**Stated exercise**. Begin with the first line and repeat exactly through the line containing "const hbAdjHi = [-9.62, -10.06, -11.48];"; leave every image out.

[Start of Data lines]

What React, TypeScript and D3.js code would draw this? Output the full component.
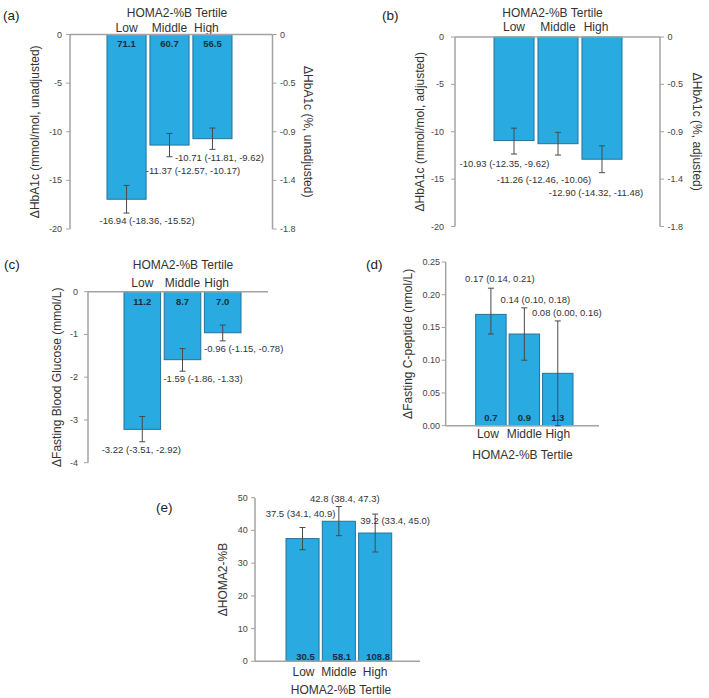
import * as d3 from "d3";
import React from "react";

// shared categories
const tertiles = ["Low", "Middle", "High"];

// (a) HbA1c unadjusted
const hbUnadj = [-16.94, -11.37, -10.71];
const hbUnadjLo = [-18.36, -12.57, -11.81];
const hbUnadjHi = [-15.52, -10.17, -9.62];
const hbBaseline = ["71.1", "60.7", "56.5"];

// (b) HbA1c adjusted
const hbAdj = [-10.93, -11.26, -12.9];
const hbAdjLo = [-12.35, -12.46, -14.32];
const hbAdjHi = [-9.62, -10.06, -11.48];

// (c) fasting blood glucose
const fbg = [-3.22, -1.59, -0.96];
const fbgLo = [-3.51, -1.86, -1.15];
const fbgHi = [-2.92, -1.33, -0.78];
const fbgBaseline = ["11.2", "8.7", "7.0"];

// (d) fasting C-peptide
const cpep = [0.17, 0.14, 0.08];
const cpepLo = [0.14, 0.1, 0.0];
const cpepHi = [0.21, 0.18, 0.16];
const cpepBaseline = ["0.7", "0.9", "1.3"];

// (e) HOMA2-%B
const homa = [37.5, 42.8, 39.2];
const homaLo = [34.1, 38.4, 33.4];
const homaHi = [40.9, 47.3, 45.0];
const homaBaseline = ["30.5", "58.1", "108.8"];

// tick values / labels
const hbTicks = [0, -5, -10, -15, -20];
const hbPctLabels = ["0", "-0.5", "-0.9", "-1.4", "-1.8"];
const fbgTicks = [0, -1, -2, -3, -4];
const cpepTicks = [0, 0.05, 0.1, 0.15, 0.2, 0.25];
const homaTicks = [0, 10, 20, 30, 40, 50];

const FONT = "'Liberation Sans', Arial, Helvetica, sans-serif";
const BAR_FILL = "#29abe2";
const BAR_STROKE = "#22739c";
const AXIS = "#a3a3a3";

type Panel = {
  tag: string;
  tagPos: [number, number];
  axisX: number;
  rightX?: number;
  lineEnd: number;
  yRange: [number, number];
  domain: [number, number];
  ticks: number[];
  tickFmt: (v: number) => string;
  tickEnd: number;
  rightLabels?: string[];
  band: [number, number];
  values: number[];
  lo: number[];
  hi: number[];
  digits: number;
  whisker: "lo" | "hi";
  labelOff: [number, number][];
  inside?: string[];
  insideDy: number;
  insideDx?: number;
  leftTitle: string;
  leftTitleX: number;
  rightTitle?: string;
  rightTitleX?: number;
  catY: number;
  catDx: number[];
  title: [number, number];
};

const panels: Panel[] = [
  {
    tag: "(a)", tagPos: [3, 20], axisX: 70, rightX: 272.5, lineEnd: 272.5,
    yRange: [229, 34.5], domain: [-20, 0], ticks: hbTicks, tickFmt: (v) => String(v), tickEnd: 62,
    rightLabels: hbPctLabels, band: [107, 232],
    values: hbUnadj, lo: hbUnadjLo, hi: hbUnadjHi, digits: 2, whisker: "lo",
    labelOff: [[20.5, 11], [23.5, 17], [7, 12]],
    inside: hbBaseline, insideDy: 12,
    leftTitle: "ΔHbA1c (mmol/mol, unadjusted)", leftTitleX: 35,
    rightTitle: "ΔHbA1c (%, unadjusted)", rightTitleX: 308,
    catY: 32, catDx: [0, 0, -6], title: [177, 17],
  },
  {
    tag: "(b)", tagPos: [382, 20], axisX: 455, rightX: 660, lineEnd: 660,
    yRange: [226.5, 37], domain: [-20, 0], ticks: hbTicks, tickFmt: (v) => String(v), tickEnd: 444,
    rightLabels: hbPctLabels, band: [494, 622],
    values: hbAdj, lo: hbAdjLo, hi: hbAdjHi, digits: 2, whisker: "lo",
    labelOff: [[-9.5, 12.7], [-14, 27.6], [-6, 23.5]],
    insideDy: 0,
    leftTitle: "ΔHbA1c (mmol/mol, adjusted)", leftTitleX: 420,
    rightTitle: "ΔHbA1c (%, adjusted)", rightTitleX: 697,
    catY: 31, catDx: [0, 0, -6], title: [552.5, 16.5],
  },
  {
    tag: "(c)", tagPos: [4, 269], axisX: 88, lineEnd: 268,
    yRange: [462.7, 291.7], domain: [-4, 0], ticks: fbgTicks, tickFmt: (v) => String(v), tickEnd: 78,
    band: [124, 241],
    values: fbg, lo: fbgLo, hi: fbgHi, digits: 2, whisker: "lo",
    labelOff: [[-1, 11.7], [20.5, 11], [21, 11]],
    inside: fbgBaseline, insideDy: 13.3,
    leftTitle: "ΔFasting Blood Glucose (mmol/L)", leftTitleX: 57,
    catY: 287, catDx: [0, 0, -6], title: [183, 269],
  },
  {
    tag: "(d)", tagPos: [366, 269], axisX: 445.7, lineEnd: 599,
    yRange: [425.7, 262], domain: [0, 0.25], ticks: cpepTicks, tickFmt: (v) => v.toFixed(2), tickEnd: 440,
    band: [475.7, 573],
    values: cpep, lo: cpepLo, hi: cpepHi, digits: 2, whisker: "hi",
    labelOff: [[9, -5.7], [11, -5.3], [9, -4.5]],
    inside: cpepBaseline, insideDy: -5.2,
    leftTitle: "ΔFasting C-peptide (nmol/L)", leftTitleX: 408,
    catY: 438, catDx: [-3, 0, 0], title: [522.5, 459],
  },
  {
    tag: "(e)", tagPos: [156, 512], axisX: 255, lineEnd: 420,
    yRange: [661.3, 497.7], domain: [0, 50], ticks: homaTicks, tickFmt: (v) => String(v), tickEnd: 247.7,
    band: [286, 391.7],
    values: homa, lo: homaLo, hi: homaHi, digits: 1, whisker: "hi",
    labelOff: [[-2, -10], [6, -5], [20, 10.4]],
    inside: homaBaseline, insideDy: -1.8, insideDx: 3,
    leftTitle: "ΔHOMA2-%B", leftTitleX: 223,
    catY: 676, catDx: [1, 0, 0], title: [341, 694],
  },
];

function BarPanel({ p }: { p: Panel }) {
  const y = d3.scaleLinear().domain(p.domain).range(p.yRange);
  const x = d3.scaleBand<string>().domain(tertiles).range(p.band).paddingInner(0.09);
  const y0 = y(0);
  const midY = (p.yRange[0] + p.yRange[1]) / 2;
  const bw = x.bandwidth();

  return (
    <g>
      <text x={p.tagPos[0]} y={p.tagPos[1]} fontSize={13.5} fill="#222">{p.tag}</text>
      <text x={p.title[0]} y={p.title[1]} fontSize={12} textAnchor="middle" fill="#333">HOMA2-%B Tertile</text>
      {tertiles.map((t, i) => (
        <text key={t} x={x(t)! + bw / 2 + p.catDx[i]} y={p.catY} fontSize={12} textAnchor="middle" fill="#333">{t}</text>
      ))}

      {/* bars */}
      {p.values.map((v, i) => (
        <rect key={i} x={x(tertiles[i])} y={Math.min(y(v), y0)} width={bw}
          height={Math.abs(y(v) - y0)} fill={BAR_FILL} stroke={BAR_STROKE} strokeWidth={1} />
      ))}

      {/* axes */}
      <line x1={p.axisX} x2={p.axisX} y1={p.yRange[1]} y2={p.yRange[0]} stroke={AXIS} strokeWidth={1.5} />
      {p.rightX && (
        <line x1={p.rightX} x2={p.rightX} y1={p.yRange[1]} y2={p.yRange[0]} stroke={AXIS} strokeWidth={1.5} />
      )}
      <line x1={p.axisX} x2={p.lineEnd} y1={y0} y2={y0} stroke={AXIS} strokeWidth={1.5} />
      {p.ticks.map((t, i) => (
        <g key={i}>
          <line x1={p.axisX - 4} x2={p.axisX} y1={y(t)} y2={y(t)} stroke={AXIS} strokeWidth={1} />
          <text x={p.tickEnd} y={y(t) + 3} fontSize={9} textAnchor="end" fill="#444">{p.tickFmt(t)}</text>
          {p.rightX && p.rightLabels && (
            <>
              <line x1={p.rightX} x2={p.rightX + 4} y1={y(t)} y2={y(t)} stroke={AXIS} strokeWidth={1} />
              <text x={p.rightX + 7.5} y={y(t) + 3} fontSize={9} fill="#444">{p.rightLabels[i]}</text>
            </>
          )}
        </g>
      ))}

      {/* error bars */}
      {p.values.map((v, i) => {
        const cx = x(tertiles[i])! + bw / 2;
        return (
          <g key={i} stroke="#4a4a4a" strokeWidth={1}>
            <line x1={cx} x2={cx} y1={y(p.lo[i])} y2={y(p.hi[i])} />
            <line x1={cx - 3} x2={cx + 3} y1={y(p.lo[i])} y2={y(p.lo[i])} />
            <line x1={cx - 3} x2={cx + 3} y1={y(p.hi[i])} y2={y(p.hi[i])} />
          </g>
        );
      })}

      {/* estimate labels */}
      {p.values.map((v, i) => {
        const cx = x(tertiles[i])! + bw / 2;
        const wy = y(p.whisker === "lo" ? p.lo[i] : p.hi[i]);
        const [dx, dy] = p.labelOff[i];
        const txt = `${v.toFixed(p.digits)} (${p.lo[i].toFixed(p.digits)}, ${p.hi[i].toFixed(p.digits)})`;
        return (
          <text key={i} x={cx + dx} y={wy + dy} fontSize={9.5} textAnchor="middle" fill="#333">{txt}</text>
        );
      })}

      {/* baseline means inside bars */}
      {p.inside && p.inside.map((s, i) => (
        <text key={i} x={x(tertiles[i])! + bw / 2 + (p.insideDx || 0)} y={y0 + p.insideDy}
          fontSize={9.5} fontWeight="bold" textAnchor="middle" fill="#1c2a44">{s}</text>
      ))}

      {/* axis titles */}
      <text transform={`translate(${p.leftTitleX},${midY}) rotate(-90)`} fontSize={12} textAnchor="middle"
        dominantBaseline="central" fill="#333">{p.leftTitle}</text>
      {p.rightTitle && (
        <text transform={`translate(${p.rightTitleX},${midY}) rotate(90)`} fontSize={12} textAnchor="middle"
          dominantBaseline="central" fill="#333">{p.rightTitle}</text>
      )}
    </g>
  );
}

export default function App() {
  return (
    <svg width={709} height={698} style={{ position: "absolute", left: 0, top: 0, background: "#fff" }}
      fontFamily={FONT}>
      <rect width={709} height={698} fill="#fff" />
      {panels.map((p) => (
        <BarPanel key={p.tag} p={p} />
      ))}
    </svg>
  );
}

[End of Data lines]

**Answer to the problem**.
What React, TypeScript and D3.js code would draw this? Output the full component.
import * as d3 from "d3";
import React from "react";

// shared categories
const tertiles = ["Low", "Middle", "High"];

// (a) HbA1c unadjusted
const hbUnadj = [-16.94, -11.37, -10.71];
const hbUnadjLo = [-18.36, -12.57, -11.81];
const hbUnadjHi = [-15.52, -10.17, -9.62];
const hbBaseline = ["71.1", "60.7", "56.5"];

// (b) HbA1c adjusted
const hbAdj = [-10.93, -11.26, -12.9];
const hbAdjLo = [-12.35, -12.46, -14.32];
const hbAdjHi = [-9.62, -10.06, -11.48];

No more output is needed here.